Expanding a bit on the first of those downsides, companies which are skilled at incident response focus their incident response on mitigating incidents rather than remediating incidents. It’s critical that the impact to your users or business is resolved, and if at all possible you’d much rather eliminate the impact before going through the steps to understand the contributing factors. As such, having a centralized team forces good hygiene as they’re less familiar with the code and rely more on standardized mitigation techniques like traffic shifting, circuit breaking and so on.

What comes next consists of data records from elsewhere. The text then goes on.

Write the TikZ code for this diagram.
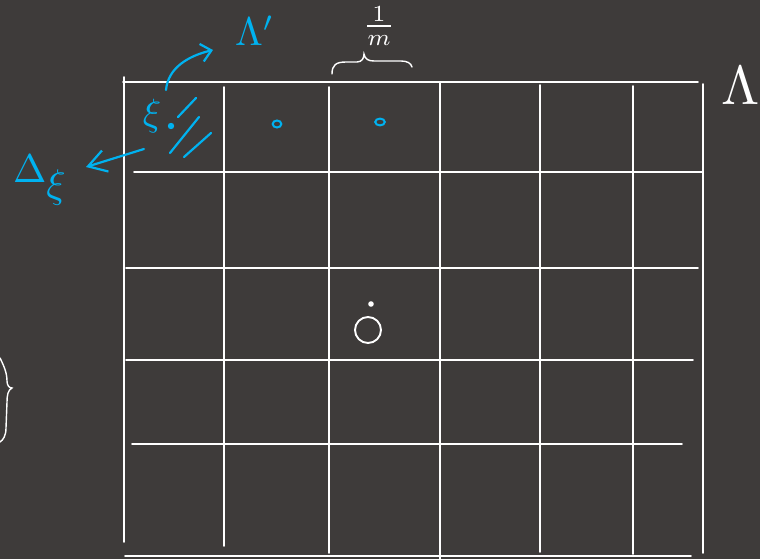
\documentclass[tikz,border=0pt]{standalone}
\usepackage{amsmath}
\usetikzlibrary{arrows.meta}
\definecolor{board}{RGB}{62,59,58}
\definecolor{chalkblue}{RGB}{0,178,240}
\tikzset{
  gridline/.style={white, line width=1.6pt},
  bluestroke/.style={chalkblue, line width=2.2pt, line cap=round},
  bluearrow/.style={bluestroke, -{Straight Barb[length=10pt,width=18pt]}},
  chalk/.style={inner sep=0pt, outer sep=0pt},
}

\begin{document}
\begin{tikzpicture}[x=1pt, y=-1pt, line cap=round]
  \fill[board] (0,0) rectangle (760,559);
  \useasboundingbox (0,0) rectangle (760,559);
  % the lattice: rows
  \draw[gridline] (123,82) -- (698,82);
  \draw[gridline] (134,172) -- (703,172);
  \draw[gridline] (126,268) -- (698,268);
  \draw[gridline] (126,360) -- (693,360);
  \draw[gridline] (132,444) -- (682,444);
  \draw[gridline] (125,556) -- (691,556);
  % the lattice: columns
  \draw[gridline] (124,77) -- (124,542);
  \draw[gridline] (224,87) -- (224,546);
  \draw[gridline] (329,87) -- (329,553);
  \draw[gridline] (440,82) -- (440,559);
  \draw[gridline] (540,85) -- (540,552);
  \draw[gridline] (633,86) -- (633,554);
  \draw[gridline] (703,84) -- (703,553);
  % lattice spacing 1/m
  \node[chalk, white, scale=3.3] (spacing) at (379,26) {$\frac{1}{m}$};
  \draw[gridline, line width=1.4pt] (332,74) .. controls (332,65) and (336,62) .. (346,62) -- (357,62)
    .. controls (362,62) and (364,58) .. (364,54) .. controls (365,59) and (368,61) .. (374,61)
    -- (401,61) .. controls (407,61) and (411,63) .. (412,67);
  % the big box and its label
  \node[chalk, white, scale=5.5, anchor=base west] (lam) at (721,105) {$\Lambda$};
  % origin
  \fill[white] (371,304) circle (2.8);
  \draw[gridline, line width=1.9pt] (368,330) circle (13);
  % brace cut at the left edge
  \draw[gridline, line width=1.4pt] (0,358) .. controls (4,366) and (7,373) .. (7,381)
    .. controls (7,385) and (9,388) .. (12,388) .. controls (8,390) and (7,395) .. (7,402)
    -- (6,428) .. controls (6,436) and (3,440) .. (0,442);
  % the cell at xi and its neighbours
  \node[chalk, chalkblue, scale=3.8] (xi) at (152,116) {$\xi$};
  \fill[chalkblue] (171,126) circle (3.2);
  \draw[bluestroke, line width=2pt] (277,124) ellipse (4.3 and 3.5);
  \draw[bluestroke, line width=2pt] (380,122) ellipse (4.8 and 3.4);
  \draw[bluestroke] (178,117) -- (196,98);
  \draw[bluestroke] (170,153) -- (199,117);
  \draw[bluestroke] (184,157) -- (211,133);
  % the sublattice Lambda'
  \node[chalk, chalkblue, scale=4, anchor=base west] (lamp) at (235,46) {$\Lambda'$};
  \coordinate (cellfrom) at (166,90);
  \coordinate (lamptip) at (213,50);
  \draw[bluearrow] (cellfrom) .. controls (168,68) and (188,56) .. (lamptip);
  % the cell volume
  \node[chalk, chalkblue, scale=4, anchor=base west] (dxi) at (13,182) {$\Delta\lower4pt\hbox{$\xi$}$};
  \coordinate (hatchfrom) at (144,149);
  \coordinate (dxitip) at (86,167);
  \draw[bluearrow, -{Straight Barb[length=18pt,width=22pt]}] (hatchfrom) -- (dxitip);
\end{tikzpicture}
\end{document}
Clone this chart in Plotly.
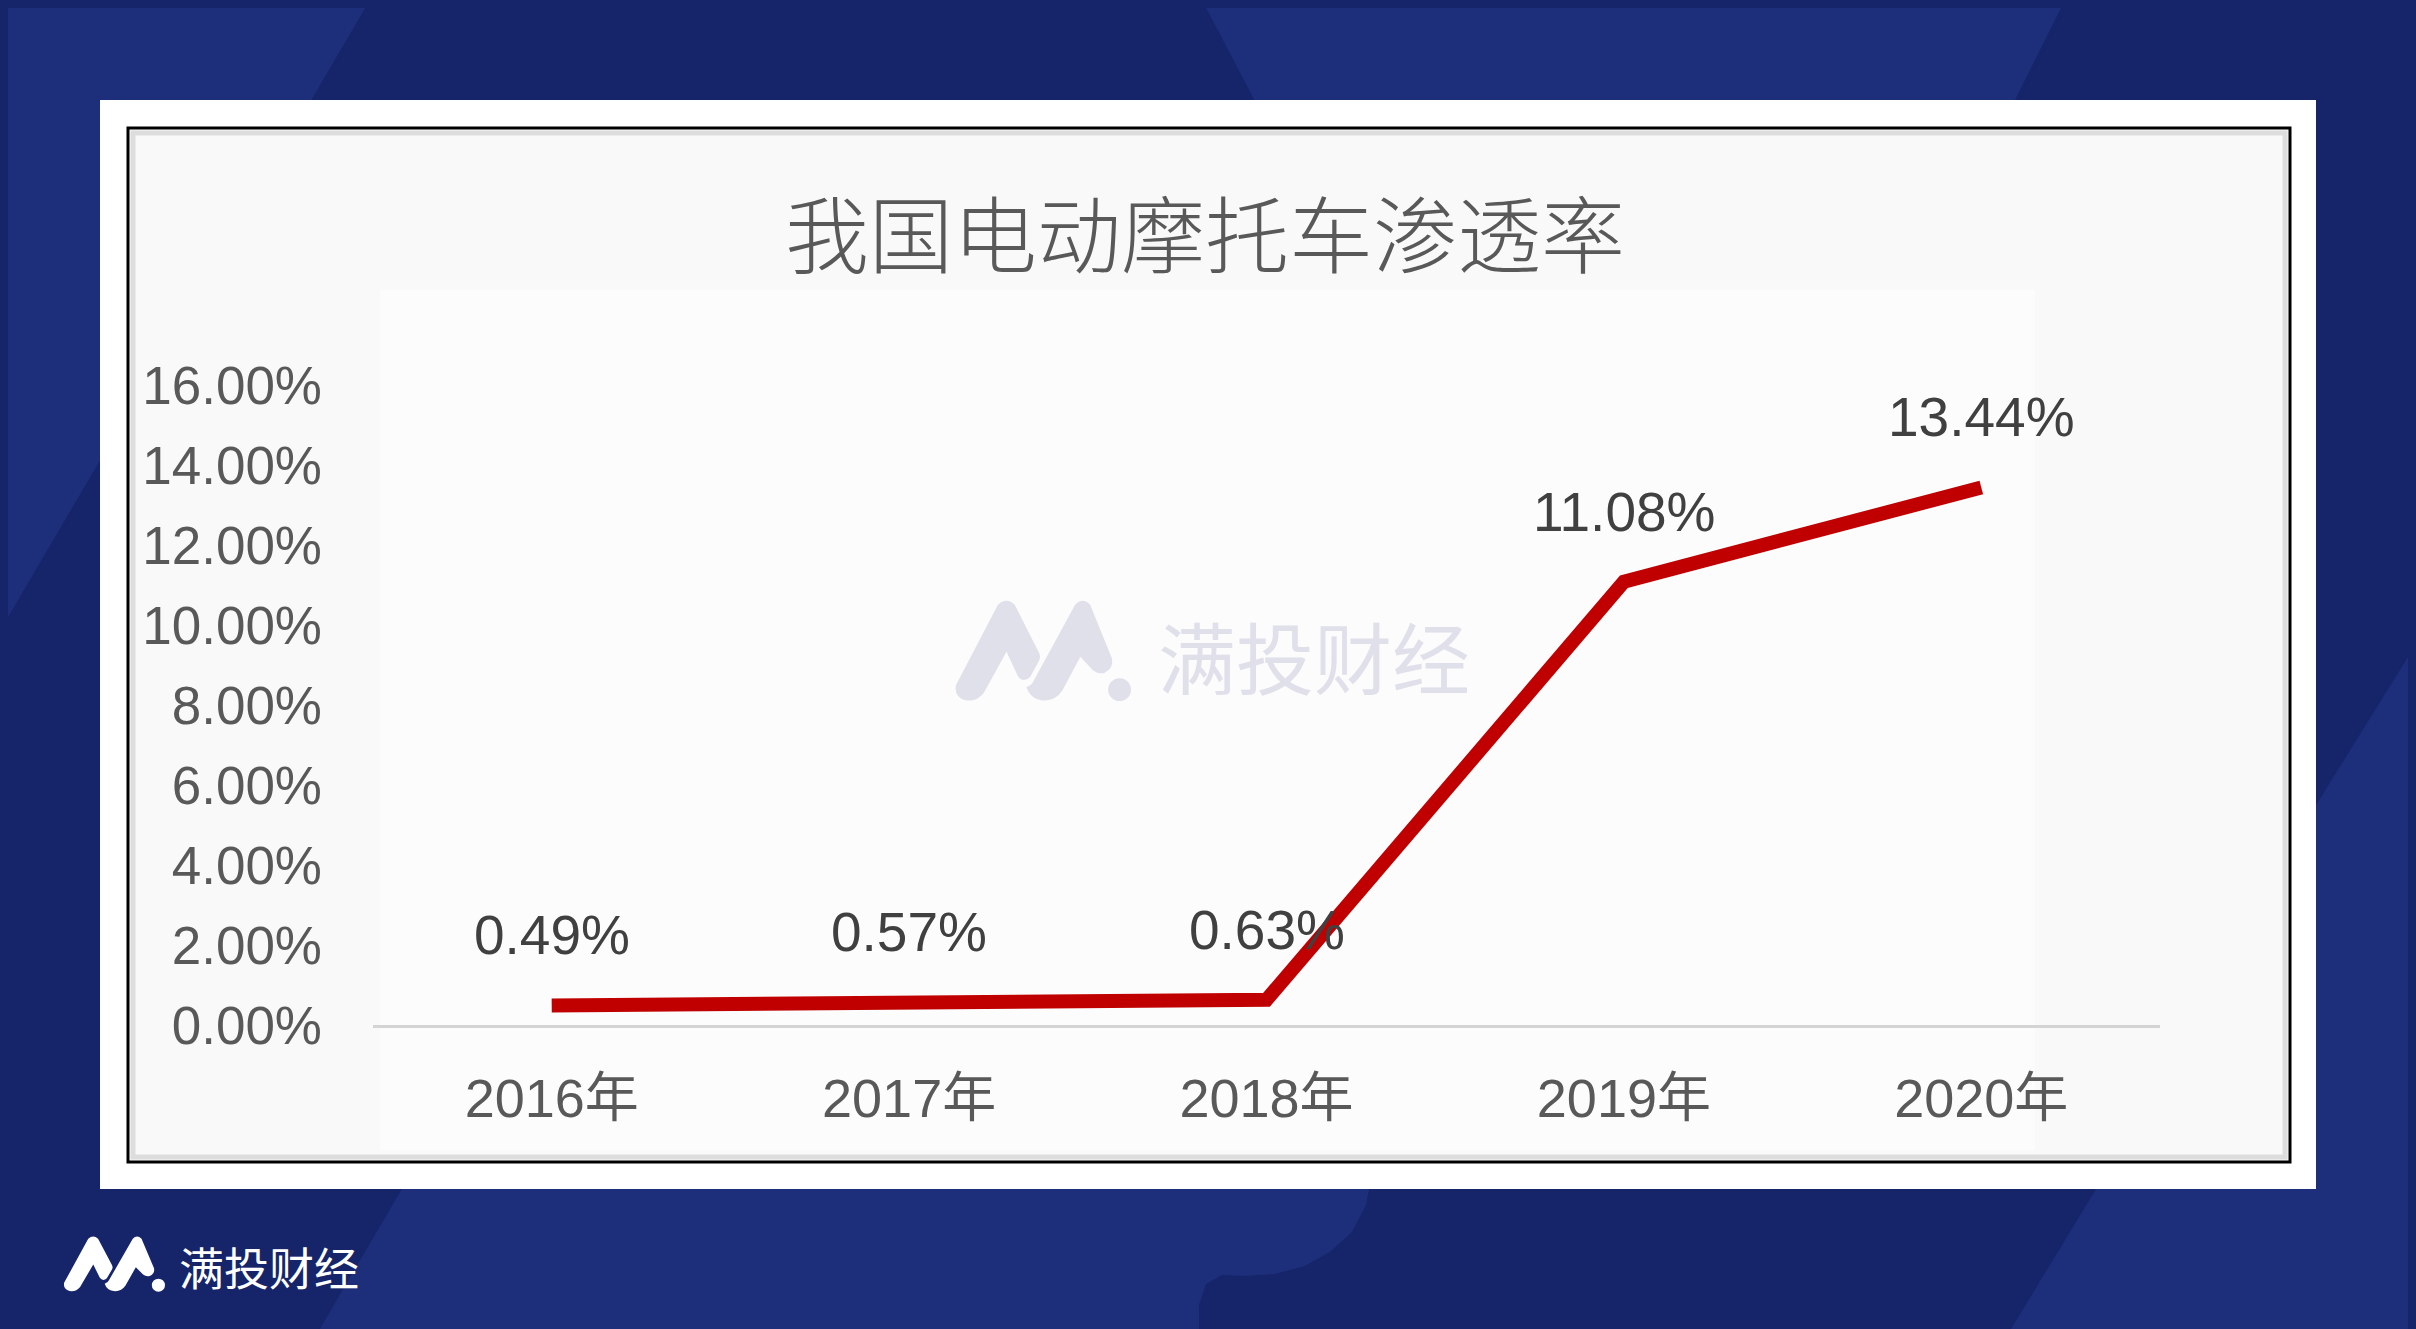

However, good incident programs use automation to mitigate known failure modes. This means if your program is working, the majority of your impactful incidents are novel. This means that centralized response teams are most effective within incident programs which aren't working well. My perspective is that if your centralized team is highly effective in mitigating incidents, then it’s likely that your investment into remediating incidents is ineffective. Instead of investing into building out the response function, debug why you're continuing to have repeat incidents and fix that.
The most important thing to keep in mind as you invest into reliability is to maintain an intentional balance between the many different perspectives that come into play. You should think of reliability from an organizational program perspective. You should think of it from an investment thesis perspective. You should think of it from the lens of code quality. You should think of it from a product perspective.
The only thing you must not do is to lean so heavily on any one perspective that you diminish the others. Keep an open mind, keep a broad set of skills on your team, and keep evolving: excellence is transient because good companies never stop changing.